In my experience, the real systems I have tuned, often have:

  • Repeated queries with the same or similar inputs
  • Lookup functions (e.g., get customer name by ID)
  • Configuration readers. E.g. functions that read periodically data from tables or file storing the configuration setup.
  • Expensive calculations. E.g. calculate the profit of the sales of a certain product type during latest quarter

I noticed that many developers ignore the usage of this feature and run their workloads without caching, as a result:

The function runs every time causing unnecessary overhead.

But, in my experience, with result cache in use, First call executes normally and all subsequent calls return from memory resulting in a→ huge performance gain

Basic syntax

The syntax is quite simple, below are simple examples for creating and using the function:

CREATE OR REPLACE FUNCTION function_name (p_input ...)
RETURN datatype
RESULT_CACHE
IS
BEGIN
-- logic
END;
/

That’s it.
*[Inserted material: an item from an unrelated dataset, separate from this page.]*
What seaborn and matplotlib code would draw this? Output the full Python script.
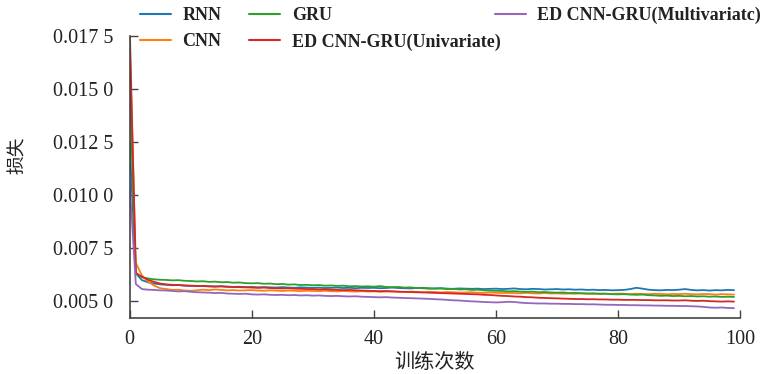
import numpy as np
import pandas as pd
import matplotlib
matplotlib.use("Agg")
import matplotlib.pyplot as plt
from matplotlib.ticker import FuncFormatter
import seaborn as sns

epochs = list(range(100))

rnn = [0.01250, 0.00630, 0.00598, 0.00588, 0.00582, 0.00578, 0.00576, 0.00574, 0.00575, 0.00572,
       0.00571, 0.00570, 0.00571, 0.00569, 0.00568, 0.00569, 0.00567, 0.00566, 0.00567, 0.00565,
       0.00566, 0.00564, 0.00565, 0.00564, 0.00563, 0.00565, 0.00563, 0.00562, 0.00564, 0.00563,
       0.00562, 0.00563, 0.00561, 0.00562, 0.00563, 0.00561, 0.00562, 0.00560, 0.00562, 0.00561,
       0.00562, 0.00560, 0.00561, 0.00563, 0.00561, 0.00560, 0.00559, 0.00561, 0.00560, 0.00558,
       0.00559, 0.00560, 0.00558, 0.00557, 0.00559, 0.00558, 0.00557, 0.00558, 0.00556, 0.00557,
       0.00558, 0.00556, 0.00557, 0.00559, 0.00556, 0.00555, 0.00557, 0.00556, 0.00554, 0.00555,
       0.00556, 0.00554, 0.00555, 0.00553, 0.00554, 0.00552, 0.00553, 0.00551, 0.00552, 0.00550,
       0.00551, 0.00552, 0.00556, 0.00562, 0.00558, 0.00553, 0.00551, 0.00550, 0.00552, 0.00551,
       0.00553, 0.00556, 0.00552, 0.00550, 0.00551, 0.00549, 0.00551, 0.00550, 0.00552, 0.00551]

cnn = [0.01720, 0.00680, 0.00620, 0.00592, 0.00572, 0.00560, 0.00556, 0.00552, 0.00553, 0.00549,
       0.00548, 0.00550, 0.00553, 0.00551, 0.00554, 0.00552, 0.00550, 0.00551, 0.00549, 0.00550,
       0.00551, 0.00549, 0.00548, 0.00550, 0.00549, 0.00547, 0.00549, 0.00548, 0.00546, 0.00548,
       0.00547, 0.00546, 0.00548, 0.00546, 0.00545, 0.00547, 0.00545, 0.00544, 0.00546, 0.00544,
       0.00545, 0.00543, 0.00544, 0.00545, 0.00543, 0.00542, 0.00544, 0.00543, 0.00541, 0.00543,
       0.00542, 0.00540, 0.00542, 0.00541, 0.00539, 0.00540, 0.00541, 0.00539, 0.00538, 0.00540,
       0.00539, 0.00537, 0.00538, 0.00537, 0.00536, 0.00538, 0.00536, 0.00535, 0.00537, 0.00535,
       0.00536, 0.00534, 0.00535, 0.00534, 0.00536, 0.00534, 0.00533, 0.00535, 0.00534, 0.00533,
       0.00535, 0.00534, 0.00532, 0.00534, 0.00533, 0.00532, 0.00534, 0.00533, 0.00531, 0.00533,
       0.00532, 0.00534, 0.00532, 0.00531, 0.00533, 0.00532, 0.00530, 0.00532, 0.00531, 0.00530]

gru = [0.01520, 0.00630, 0.00612, 0.00606, 0.00602, 0.00600, 0.00599, 0.00597, 0.00598, 0.00595,
       0.00594, 0.00592, 0.00593, 0.00590, 0.00591, 0.00588, 0.00589, 0.00586, 0.00587, 0.00584,
       0.00583, 0.00584, 0.00581, 0.00582, 0.00579, 0.00580, 0.00577, 0.00578, 0.00575, 0.00576,
       0.00574, 0.00575, 0.00572, 0.00573, 0.00571, 0.00572, 0.00569, 0.00570, 0.00568, 0.00569,
       0.00567, 0.00570, 0.00566, 0.00565, 0.00566, 0.00563, 0.00564, 0.00561, 0.00562, 0.00560,
       0.00558, 0.00559, 0.00556, 0.00557, 0.00554, 0.00555, 0.00552, 0.00553, 0.00550, 0.00549,
       0.00548, 0.00547, 0.00545, 0.00546, 0.00544, 0.00543, 0.00544, 0.00541, 0.00542, 0.00540,
       0.00539, 0.00540, 0.00537, 0.00538, 0.00536, 0.00535, 0.00536, 0.00533, 0.00534, 0.00532,
       0.00531, 0.00532, 0.00530, 0.00529, 0.00530, 0.00527, 0.00526, 0.00524, 0.00525, 0.00523,
       0.00524, 0.00522, 0.00523, 0.00521, 0.00522, 0.00520, 0.00521, 0.00519, 0.00520, 0.00519]

ed_uni = [0.01800, 0.00632, 0.00614, 0.00600, 0.00590, 0.00582, 0.00578, 0.00576, 0.00575, 0.00573,
          0.00572, 0.00571, 0.00570, 0.00569, 0.00568, 0.00569, 0.00567, 0.00566, 0.00565, 0.00564,
          0.00563, 0.00562, 0.00563, 0.00561, 0.00560, 0.00559, 0.00560, 0.00558, 0.00557, 0.00556,
          0.00556, 0.00554, 0.00555, 0.00553, 0.00552, 0.00551, 0.00552, 0.00550, 0.00549, 0.00548,
          0.00547, 0.00546, 0.00547, 0.00545, 0.00544, 0.00543, 0.00542, 0.00541, 0.00540, 0.00539,
          0.00538, 0.00537, 0.00536, 0.00535, 0.00534, 0.00533, 0.00532, 0.00531, 0.00529, 0.00528,
          0.00526, 0.00524, 0.00523, 0.00521, 0.00520, 0.00518, 0.00517, 0.00515, 0.00514, 0.00513,
          0.00512, 0.00511, 0.00510, 0.00509, 0.00509, 0.00508, 0.00508, 0.00507, 0.00507, 0.00506,
          0.00506, 0.00505, 0.00505, 0.00505, 0.00504, 0.00504, 0.00503, 0.00503, 0.00503, 0.00502,
          0.00502, 0.00503, 0.00501, 0.00500, 0.00501, 0.00499, 0.00498, 0.00497, 0.00498, 0.00497]

ed_multi = [0.01050, 0.00580, 0.00556, 0.00553, 0.00552, 0.00550, 0.00549, 0.00547, 0.00545, 0.00546,
            0.00543, 0.00541, 0.00540, 0.00539, 0.00537, 0.00538, 0.00535, 0.00534, 0.00533, 0.00534,
            0.00531, 0.00530, 0.00531, 0.00529, 0.00528, 0.00529, 0.00527, 0.00528, 0.00526, 0.00527,
            0.00525, 0.00526, 0.00524, 0.00523, 0.00524, 0.00522, 0.00521, 0.00522, 0.00520, 0.00519,
            0.00518, 0.00517, 0.00518, 0.00516, 0.00515, 0.00514, 0.00513, 0.00512, 0.00511, 0.00510,
            0.00508, 0.00507, 0.00505, 0.00503, 0.00502, 0.00500, 0.00498, 0.00497, 0.00495, 0.00494,
            0.00493, 0.00494, 0.00496, 0.00495, 0.00492, 0.00490, 0.00489, 0.00488, 0.00488, 0.00487,
            0.00487, 0.00486, 0.00486, 0.00485, 0.00485, 0.00484, 0.00484, 0.00483, 0.00482, 0.00482,
            0.00481, 0.00481, 0.00480, 0.00480, 0.00479, 0.00479, 0.00478, 0.00478, 0.00477, 0.00477,
            0.00476, 0.00476, 0.00475, 0.00474, 0.00472, 0.00469, 0.00468, 0.00469, 0.00467, 0.00466]

labels = ["RNN", "CNN", "GRU", "ED CNN-GRU(Univariate)", "ED CNN-GRU(Multivariatc)"]
series = [rnn, cnn, gru, ed_uni, ed_multi]
colors = ["#1f77b4", "#ff7f0e", "#2ca02c", "#d62728", "#9467bd"]

x_ticks = [0, 20, 40, 60, 80, 100]
y_ticks = [0.0050, 0.0075, 0.0100, 0.0125, 0.0150, 0.0175]

df = pd.concat([pd.DataFrame({"epoch": epochs, "loss": s, "model": lab})
                for s, lab in zip(series, labels)], ignore_index=True)

sns.set_theme(style="ticks")
plt.rcParams["font.family"] = ["Liberation Serif", "Noto Sans CJK SC", "DejaVu Sans"]

fig = plt.figure(figsize=(7.63, 3.74), dpi=100)
ax = fig.add_axes([0.170, 0.150, 0.800, 0.754])

sns.lineplot(data=df, x="epoch", y="loss", hue="model", hue_order=labels,
             palette=colors, linewidth=1.3, ax=ax, legend=True)

ax.set_xlim(0, 100)
ax.set_ylim(0.0042, 0.0175)
ax.set_xticks(x_ticks)
ax.set_yticks(y_ticks)

def fmt(v, pos):
    s = f"{v:.4f}"
    return s[:5] + " " + s[5:]

ax.yaxis.set_major_formatter(FuncFormatter(fmt))
ax.tick_params(axis="both", direction="in", length=6, width=1.0, color="#444444",
               labelsize=14.5, labelcolor="#222222")
ax.tick_params(axis="y", pad=12)
ax.tick_params(axis="x", pad=9)
for sp in ["top", "right"]:
    ax.spines[sp].set_visible(False)
for sp in ["left", "bottom"]:
    ax.spines[sp].set_color("#444444")
    ax.spines[sp].set_linewidth(1.2)

ax.set_xlabel("训练次数", fontsize=14.5, family=["Noto Sans CJK SC"], labelpad=2, color="#222222")
ax.set_ylabel("损失", fontsize=13.5, family=["Noto Sans CJK SC"], color="#222222")
ax.yaxis.set_label_coords(-0.167, 0.578)

handles, labs = ax.get_legend_handles_labels()
ax.get_legend().remove()
prop = {"family": "Liberation Serif", "weight": "bold", "size": 13}
common = dict(frameon=False, prop=prop, handlelength=1.7, handletextpad=0.65,
              labelspacing=0.52, borderpad=0, borderaxespad=0,
              bbox_transform=fig.transFigure, loc="upper left")
leg1 = ax.legend(handles[:4], labs[:4], ncol=2, columnspacing=1.55,
                 bbox_to_anchor=(140 / 763, 1 - 7 / 374), **common)
ax.add_artist(leg1)
leg2 = ax.legend(handles[4:], labs[4:], ncol=1,
                 bbox_to_anchor=(495 / 763, 1 - 7 / 374), **common)
for lg in (leg1, leg2):
    for t in lg.get_texts():
        t.set_color("#222222")
    for l in lg.get_lines():
        l.set_linewidth(1.5)

fig.savefig("out.png", dpi=100)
After the function is defined, Oracle handles the caching automatically!

Simple example
Create a function
CREATE OR REPLACE FUNCTION get_employee_name (p_emp_id NUMBER)
RETURN VARCHAR2
RESULT_CACHE
IS
v_name VARCHAR2(100);
BEGIN
SELECT name INTO v_name
FROM emp
WHERE emp_id = p_emp_id;
DBMS_OUTPUT.PUT_LINE('Function executed for ID: ' || p_emp_id);
RETURN v_name;
END;
/
Call the function
SET SERVEROUTPUT ON;
BEGIN
DBMS_OUTPUT.PUT_LINE(get_employee_name(1));
DBMS_OUTPUT.PUT_LINE(get_employee_name(1));
DBMS_OUTPUT.PUT_LINE(get_employee_name(1));
END;
/

Example output:

Notice:

  • The function execution message prints only once.
  • Subsequent calls use the cached result

How caching works

Oracle caches results based on:

  • Function name
  • Input parameters

So:

get_employee_name(1) is cached separately
get_employee_name(2) is another cache entry

very important: Automatic invalidation

Oracle automatically invalidates cached results when underlying tables change.
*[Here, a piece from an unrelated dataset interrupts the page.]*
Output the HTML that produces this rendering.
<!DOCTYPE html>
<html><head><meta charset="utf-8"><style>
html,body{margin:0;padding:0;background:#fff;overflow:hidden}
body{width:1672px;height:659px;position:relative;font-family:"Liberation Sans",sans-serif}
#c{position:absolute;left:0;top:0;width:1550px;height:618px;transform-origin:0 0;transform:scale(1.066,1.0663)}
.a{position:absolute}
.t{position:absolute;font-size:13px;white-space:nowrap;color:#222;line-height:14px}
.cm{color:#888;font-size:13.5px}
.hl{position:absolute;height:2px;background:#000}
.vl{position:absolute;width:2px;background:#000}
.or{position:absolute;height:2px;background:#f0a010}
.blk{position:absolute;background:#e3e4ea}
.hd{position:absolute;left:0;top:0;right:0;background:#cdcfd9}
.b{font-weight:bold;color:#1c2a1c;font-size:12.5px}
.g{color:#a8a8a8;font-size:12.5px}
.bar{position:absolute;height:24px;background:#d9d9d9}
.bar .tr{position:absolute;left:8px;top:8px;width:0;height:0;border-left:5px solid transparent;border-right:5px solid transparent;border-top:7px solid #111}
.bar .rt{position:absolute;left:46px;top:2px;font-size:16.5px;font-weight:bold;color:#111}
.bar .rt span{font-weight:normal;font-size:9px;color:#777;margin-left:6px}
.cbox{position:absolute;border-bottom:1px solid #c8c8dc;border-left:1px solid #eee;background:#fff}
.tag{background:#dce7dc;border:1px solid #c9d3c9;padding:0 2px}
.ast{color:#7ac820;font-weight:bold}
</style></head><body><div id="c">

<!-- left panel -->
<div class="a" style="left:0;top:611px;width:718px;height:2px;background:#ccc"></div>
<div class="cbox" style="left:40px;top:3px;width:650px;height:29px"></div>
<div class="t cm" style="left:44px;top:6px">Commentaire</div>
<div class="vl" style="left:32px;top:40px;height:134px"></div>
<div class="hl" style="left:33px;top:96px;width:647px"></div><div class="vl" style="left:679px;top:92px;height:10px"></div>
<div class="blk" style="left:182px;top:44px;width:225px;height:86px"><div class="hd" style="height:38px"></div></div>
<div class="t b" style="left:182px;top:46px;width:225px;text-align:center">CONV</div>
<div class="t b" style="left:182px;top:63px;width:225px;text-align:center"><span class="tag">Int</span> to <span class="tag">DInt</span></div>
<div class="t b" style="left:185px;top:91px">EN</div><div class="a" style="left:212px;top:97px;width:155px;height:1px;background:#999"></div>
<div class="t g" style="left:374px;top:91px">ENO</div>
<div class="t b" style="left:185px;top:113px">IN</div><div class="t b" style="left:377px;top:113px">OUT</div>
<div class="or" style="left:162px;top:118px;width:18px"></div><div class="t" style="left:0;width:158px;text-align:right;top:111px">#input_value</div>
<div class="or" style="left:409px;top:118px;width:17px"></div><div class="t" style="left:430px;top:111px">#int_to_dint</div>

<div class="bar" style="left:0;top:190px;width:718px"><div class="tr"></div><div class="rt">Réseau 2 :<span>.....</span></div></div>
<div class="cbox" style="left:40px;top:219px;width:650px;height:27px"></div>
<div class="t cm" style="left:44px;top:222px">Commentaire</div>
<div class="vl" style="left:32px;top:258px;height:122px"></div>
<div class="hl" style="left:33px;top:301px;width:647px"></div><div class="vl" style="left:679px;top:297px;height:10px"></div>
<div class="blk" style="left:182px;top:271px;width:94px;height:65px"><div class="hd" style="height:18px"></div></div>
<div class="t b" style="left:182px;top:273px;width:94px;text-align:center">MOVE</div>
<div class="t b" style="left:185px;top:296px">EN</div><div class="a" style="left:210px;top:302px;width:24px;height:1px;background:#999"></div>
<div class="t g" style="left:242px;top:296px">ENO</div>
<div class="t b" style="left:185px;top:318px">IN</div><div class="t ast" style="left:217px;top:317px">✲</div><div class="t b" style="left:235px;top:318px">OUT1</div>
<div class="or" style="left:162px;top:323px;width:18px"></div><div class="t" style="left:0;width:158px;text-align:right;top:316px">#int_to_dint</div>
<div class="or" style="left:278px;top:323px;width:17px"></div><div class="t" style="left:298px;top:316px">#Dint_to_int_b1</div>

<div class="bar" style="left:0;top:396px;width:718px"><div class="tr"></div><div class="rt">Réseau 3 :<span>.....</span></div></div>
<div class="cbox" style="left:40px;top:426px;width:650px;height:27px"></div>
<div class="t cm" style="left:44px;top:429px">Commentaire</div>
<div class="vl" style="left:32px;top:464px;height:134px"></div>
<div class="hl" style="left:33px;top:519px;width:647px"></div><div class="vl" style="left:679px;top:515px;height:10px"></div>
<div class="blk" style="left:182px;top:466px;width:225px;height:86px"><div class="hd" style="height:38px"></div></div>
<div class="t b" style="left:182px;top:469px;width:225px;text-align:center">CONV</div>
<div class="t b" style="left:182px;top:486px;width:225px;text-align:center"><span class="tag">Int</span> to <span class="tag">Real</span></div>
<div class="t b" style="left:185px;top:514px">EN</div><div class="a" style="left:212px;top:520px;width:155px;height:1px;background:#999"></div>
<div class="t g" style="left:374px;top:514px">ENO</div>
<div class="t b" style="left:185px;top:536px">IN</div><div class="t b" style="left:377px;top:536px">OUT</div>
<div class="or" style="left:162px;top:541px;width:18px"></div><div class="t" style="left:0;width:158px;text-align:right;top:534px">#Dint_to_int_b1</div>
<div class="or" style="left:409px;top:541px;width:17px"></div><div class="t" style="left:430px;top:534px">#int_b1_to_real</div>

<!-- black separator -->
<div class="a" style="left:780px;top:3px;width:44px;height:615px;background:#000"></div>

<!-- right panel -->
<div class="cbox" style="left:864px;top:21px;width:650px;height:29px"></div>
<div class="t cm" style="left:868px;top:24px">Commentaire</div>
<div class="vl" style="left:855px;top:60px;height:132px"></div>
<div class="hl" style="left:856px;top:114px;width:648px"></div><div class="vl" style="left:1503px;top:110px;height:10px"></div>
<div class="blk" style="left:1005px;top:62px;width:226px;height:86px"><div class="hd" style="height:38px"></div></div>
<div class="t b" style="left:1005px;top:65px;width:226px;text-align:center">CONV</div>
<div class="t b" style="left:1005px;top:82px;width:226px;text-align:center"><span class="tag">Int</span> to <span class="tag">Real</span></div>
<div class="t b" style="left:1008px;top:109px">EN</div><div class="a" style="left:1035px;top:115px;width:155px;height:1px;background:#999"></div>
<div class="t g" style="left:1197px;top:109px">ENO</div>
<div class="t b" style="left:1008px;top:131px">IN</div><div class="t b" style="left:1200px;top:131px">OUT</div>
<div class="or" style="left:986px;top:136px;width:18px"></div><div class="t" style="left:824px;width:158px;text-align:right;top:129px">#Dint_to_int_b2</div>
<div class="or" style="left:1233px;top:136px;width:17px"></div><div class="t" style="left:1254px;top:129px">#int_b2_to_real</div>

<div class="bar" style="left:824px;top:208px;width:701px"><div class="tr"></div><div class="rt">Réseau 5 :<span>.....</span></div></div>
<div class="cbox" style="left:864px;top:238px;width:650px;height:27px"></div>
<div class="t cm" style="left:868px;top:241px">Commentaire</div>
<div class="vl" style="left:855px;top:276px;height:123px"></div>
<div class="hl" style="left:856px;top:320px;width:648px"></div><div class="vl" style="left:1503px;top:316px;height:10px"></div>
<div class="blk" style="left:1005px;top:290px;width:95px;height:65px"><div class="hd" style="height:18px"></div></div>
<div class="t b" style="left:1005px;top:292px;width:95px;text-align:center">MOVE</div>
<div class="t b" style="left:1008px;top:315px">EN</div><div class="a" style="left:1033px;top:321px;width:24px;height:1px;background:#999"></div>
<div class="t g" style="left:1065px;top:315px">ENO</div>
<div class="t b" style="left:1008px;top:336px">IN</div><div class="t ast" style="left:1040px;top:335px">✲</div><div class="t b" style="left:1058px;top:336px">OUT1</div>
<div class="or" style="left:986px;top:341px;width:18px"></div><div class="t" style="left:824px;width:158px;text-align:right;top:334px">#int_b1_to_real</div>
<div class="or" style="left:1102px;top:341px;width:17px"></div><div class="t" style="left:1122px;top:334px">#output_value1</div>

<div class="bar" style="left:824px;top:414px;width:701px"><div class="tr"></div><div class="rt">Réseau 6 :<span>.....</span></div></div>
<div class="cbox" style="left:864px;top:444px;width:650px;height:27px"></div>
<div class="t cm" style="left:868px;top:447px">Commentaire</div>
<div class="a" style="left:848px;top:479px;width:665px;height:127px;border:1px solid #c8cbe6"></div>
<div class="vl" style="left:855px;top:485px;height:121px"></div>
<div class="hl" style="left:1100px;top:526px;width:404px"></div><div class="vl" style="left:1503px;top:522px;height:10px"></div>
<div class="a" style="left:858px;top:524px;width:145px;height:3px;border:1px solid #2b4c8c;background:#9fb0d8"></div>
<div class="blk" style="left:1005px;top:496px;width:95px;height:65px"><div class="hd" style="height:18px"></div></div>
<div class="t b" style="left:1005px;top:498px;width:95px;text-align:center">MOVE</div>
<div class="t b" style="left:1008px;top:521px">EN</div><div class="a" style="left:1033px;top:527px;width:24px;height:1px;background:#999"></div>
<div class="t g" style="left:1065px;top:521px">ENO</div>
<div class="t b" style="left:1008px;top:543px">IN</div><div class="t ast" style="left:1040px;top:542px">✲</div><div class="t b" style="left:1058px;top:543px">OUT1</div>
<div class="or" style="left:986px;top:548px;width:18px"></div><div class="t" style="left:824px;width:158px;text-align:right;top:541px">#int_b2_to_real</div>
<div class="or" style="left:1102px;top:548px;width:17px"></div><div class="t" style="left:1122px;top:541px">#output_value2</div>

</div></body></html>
Cache invalidation, back to our example:

If the function depends on emp:

UPDATE emp SET name = 'New Name' WHERE emp_id = 1;
COMMIT;

Oracle will:

  • Invalidate cached result
  • Recompute the results on next call

This observation is important when troubleshooting complex workloads with continuous changes on the underlying tables.

Explicit dependency control

The developer can declare dependencies explicitly. Below is a simple example followed by the original example above modified to define dependency on a totally different table (demo_part):

CREATE OR REPLACE FUNCTION get_employee_name (p_emp_id NUMBER)
RETURN VARCHAR2
RESULT_CACHE RELIES_ON (emp)
IS
v_name VARCHAR2(100);
BEGIN
SELECT name INTO v_name
FROM emp
WHERE emp_id = p_emp_id;
RETURN v_name;
END;
/

Note:

  • RELIES_ON is optional in modern Oracle versions
  • Oracle usually tracks dependencies automatically

When to use result cache

Good use cases:
  • Lookup tables (countries, statuses, config)
  • Rarely changing data
  • Deterministic logic
  • Repeated function calls with same inputs
Avoid when:
  • Data changes frequently
  • High variability in inputs will result in low cache reuse
Look out for!

A result-cached function must be deterministic in behavior

Also, be very careful and limited with the usage of SYSDATE/SYSTIMESTAMP, session variables

Monitoring the result cache

You can inspect cache usage:

SELECT *
FROM V$RESULT_CACHE_OBJECTS;
SELECT *
FROM V$RESULT_CACHE_STATISTICS;

With application to our examples:

Clearing the cache
BEGIN
DBMS_RESULT_CACHE.FLUSH;
END;
/

Performance insight

Result cache is:

  • Stored in shared memory
  • Shared across sessions
  • Extremely fast (memory lookup vs SQL execution)

In high-read systems, this usage can reduce database load dramatically.

Best practices

  • Keep functions simple and pure
  • Cache small, frequently reused results
  • Avoid large result sets
  • Test with and without cache
  • Monitor hit ratios
Key conclusion

The PL/SQL Result Cache is a low-effort, high-impact performance feature:

Adding  RESULT_CACHE, sometimes instantly reduces repeated computation therefore improve response time.